I was the director in charge of the No Nonsense Pantyhose account at a leading ad agency in Chicago. Sales were declining, and we were in danger of losing the business. It wasn't that women weren't buying pantyhose; in fact, as greater numbers of women took on careers, they were actually buying more, as wearing pantyhose was required in many offices and businesses.

L'eggs had come out with its cute packaging and sexy advertising using the rock tune 'She's Got Legs,' by ZZ Top. Its support hose were called 'Sheer Energy,' while No Nonsense's were called 'Light Support.' No Nonsense was seen as being just that: down-to-earth, pragmatic, and not very sexy.

The team went and looked at the research for clues. Like Freud, we wondered: What did women want? More specifically, what did they want in a pair of pantyhose? Durability was a key answer, as well as making legs look attractive. But there had to be more . . . what was special about No Nonsense pantyhose?

We enthusiastically went on factory tours in North Carolina, searching for answers. We saw the nylon pellets; we learned about denier; we learned about how waistbands were produced and how the pantyhose were finished (boarded or not, pressed or crumpled); we watched the packaging assembly line. Again I looked for clues: What was the magic ingredient? Was there a magic kind of thread or way of melting the nylon or something unique about the knitting machines?

We had done research, of course, but the research that we had gave us only a narrow picture of the women who wore pantyhose. It asked them what they wanted in pantyhose, then asked them to rate different brands of pantyhose against those desirable attributes. Later in the questionnaire, the women's age, income, employment status, marital status, and so on, would be asked for. We never got a picture of the complete woman; we saw her only in relation to what she wore on her legs. But looking at all of the information together, we found that what working women wanted most in their pantyhose was durability (and looks).

This was the Copernican Shift: Instead of looking at women from the perspective of the client, we turned the telescope around and looked at the client from the perspective of the women. What did working women want? What were their lives like? What role did their appearance play in their lives? What role did pantyhose play in their overall appearance- both positively and negatively?

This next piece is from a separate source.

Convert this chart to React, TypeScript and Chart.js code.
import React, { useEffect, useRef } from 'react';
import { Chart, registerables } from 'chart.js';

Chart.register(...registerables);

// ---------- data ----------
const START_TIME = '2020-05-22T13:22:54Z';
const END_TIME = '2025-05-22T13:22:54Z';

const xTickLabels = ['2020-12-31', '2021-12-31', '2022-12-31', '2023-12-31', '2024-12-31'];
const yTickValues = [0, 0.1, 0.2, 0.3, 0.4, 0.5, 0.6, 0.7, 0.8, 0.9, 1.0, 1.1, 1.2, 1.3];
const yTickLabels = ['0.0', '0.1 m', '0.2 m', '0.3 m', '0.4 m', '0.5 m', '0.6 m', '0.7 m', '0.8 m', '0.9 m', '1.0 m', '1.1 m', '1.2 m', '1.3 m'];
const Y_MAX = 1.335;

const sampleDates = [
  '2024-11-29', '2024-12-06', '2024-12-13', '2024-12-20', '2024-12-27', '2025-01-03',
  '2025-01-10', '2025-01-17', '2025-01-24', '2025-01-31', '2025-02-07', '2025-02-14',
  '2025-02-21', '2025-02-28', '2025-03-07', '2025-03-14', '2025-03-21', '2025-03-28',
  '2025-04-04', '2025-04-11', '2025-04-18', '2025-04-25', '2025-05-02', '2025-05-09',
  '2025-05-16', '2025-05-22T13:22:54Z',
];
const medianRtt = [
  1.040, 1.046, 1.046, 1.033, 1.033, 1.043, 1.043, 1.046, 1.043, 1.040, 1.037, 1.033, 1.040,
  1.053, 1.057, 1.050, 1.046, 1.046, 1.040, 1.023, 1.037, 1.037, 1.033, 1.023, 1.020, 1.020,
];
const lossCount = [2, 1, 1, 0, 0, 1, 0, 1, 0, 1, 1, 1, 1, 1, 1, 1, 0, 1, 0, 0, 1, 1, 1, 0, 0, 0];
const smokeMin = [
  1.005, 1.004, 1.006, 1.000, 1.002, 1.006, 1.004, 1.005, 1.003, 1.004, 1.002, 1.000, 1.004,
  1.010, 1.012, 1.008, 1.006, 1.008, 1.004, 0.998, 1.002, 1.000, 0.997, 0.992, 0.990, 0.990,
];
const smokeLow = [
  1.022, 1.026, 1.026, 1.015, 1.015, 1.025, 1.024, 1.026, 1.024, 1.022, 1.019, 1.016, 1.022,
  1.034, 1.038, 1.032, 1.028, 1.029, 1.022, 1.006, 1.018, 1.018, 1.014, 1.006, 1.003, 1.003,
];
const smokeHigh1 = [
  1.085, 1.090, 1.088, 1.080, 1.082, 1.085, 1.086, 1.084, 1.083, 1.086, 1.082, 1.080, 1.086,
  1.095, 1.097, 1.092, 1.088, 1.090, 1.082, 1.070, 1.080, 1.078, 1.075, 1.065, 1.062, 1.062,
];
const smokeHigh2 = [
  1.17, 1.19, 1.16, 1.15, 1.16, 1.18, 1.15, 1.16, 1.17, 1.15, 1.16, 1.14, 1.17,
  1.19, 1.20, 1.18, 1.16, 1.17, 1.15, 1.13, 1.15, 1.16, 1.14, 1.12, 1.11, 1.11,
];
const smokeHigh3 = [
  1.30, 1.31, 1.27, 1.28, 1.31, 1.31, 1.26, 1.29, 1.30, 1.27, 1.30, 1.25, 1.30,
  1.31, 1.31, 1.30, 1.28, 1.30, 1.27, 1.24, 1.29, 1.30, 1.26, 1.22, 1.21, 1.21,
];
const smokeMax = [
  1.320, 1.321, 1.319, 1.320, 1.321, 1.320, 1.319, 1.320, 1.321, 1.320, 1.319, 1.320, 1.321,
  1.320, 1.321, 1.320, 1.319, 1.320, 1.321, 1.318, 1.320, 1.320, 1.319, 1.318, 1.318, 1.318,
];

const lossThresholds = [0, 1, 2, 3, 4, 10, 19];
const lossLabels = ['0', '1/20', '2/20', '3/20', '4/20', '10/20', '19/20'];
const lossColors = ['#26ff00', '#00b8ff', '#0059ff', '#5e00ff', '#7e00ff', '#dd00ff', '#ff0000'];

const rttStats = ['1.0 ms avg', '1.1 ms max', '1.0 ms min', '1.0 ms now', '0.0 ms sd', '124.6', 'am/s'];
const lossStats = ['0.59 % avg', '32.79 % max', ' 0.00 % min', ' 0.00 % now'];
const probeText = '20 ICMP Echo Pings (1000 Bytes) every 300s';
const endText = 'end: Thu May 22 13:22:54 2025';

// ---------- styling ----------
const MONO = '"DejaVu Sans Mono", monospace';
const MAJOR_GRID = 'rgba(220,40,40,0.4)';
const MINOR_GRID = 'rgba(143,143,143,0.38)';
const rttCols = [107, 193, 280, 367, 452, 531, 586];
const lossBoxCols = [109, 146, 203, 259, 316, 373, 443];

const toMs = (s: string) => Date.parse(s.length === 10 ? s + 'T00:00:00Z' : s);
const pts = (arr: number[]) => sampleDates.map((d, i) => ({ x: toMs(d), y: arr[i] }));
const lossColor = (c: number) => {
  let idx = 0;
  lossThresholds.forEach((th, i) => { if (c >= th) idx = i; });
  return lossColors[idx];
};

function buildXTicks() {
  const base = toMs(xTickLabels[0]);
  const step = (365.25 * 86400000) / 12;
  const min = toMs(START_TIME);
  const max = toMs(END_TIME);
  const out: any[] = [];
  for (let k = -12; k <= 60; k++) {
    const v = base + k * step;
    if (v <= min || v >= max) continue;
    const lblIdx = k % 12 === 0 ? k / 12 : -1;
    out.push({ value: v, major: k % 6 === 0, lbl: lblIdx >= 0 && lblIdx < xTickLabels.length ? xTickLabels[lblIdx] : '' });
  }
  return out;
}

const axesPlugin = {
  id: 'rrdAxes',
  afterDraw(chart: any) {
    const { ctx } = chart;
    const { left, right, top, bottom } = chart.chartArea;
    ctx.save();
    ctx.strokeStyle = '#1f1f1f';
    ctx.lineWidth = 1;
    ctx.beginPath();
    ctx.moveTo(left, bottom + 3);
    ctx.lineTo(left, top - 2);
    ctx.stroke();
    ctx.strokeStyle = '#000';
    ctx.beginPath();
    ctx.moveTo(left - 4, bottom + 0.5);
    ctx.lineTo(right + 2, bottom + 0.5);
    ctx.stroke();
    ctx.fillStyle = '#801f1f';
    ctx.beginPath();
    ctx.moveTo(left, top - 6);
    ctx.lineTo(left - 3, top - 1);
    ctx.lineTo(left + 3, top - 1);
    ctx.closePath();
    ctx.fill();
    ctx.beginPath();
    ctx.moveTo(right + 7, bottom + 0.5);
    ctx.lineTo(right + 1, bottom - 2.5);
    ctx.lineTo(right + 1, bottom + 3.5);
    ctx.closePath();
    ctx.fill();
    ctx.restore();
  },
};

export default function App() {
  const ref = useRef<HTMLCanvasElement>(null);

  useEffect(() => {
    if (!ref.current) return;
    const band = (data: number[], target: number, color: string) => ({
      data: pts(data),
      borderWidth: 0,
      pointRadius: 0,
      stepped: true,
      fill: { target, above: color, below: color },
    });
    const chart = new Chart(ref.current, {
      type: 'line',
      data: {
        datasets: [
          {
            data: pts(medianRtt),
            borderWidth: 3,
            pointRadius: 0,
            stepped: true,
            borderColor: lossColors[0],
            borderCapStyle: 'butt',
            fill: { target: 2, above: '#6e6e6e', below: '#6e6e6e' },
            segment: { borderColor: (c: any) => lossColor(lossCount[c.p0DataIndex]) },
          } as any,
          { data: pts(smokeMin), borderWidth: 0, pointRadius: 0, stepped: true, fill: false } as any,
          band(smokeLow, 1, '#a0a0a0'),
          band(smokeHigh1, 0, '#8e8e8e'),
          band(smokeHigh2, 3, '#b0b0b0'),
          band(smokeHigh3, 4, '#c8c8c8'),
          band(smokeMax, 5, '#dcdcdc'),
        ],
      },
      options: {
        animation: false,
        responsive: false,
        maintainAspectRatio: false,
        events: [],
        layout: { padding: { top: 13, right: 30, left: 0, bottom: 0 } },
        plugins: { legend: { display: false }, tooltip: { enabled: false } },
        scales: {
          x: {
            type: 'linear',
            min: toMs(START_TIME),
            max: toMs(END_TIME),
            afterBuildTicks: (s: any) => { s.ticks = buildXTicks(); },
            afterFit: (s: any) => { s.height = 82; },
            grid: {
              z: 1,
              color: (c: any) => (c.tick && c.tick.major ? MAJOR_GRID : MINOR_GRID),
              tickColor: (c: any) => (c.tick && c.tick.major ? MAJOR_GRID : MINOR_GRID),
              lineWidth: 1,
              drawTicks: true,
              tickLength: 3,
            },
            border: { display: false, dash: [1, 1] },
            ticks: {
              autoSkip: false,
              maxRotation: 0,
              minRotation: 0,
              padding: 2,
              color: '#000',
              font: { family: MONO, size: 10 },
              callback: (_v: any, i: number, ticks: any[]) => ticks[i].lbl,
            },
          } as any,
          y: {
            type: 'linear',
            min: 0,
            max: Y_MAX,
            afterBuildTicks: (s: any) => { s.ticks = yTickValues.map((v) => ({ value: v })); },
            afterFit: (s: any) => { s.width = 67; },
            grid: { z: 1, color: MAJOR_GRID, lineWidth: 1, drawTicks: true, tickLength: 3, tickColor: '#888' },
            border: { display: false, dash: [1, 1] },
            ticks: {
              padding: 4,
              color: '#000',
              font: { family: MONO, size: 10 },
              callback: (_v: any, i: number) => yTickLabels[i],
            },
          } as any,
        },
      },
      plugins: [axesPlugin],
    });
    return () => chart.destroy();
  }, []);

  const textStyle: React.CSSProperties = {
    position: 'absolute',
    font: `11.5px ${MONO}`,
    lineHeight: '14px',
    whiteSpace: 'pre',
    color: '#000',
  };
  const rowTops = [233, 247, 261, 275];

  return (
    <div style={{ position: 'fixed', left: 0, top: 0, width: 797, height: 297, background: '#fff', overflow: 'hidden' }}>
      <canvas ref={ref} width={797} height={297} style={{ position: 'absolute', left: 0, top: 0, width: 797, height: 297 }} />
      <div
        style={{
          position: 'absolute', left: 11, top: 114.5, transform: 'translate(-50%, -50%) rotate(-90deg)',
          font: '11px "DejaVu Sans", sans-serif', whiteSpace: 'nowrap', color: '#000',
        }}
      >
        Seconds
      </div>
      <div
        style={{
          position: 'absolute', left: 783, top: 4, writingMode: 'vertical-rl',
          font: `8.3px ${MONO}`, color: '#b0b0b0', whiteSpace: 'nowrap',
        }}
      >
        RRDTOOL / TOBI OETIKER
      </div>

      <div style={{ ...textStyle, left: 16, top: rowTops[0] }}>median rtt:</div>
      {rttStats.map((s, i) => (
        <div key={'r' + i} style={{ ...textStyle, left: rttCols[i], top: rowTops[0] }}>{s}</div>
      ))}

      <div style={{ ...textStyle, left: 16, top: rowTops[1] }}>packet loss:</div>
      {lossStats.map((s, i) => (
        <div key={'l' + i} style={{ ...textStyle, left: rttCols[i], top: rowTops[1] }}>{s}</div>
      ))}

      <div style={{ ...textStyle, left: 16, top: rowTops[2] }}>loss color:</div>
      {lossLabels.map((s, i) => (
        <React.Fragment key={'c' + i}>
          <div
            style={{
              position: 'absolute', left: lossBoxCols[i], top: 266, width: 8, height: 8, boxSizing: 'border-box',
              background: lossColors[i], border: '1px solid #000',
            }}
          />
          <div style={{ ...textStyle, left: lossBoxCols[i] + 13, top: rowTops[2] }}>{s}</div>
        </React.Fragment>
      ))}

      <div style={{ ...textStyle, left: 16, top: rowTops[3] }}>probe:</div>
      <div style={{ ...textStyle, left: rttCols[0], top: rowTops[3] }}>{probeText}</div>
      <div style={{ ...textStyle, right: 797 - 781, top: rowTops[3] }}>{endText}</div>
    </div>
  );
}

There was the answer. Working women at that time wanted to look put together-color-coordinated and stylish in an appropriate way, a way that would neither attract inappropriate attention nor detract from a professional image. Their jobs were a big part of how they saw themselves, and their physical appearance was an important part of their career success. They might not have been dressed out of the Dress for Success manual of the early 1980s, but they were definitely conscious of the impact that their appearance had on their image and their perceived competence. Anything that detracted-poor grooming, a too-revealing outfit, scuffed shoes, tarnished silver jewelry, snagged pantyhose-compromised their polished appearance and the way they felt about their competence.

We started by empathizing with the woman the client was trying to reach. We tried first to see her as a whole person, then to understand how the client's product fit within her world. Using this as the strategy, we wrote ads that portrayed this empathetic understanding of working women-and kept the business.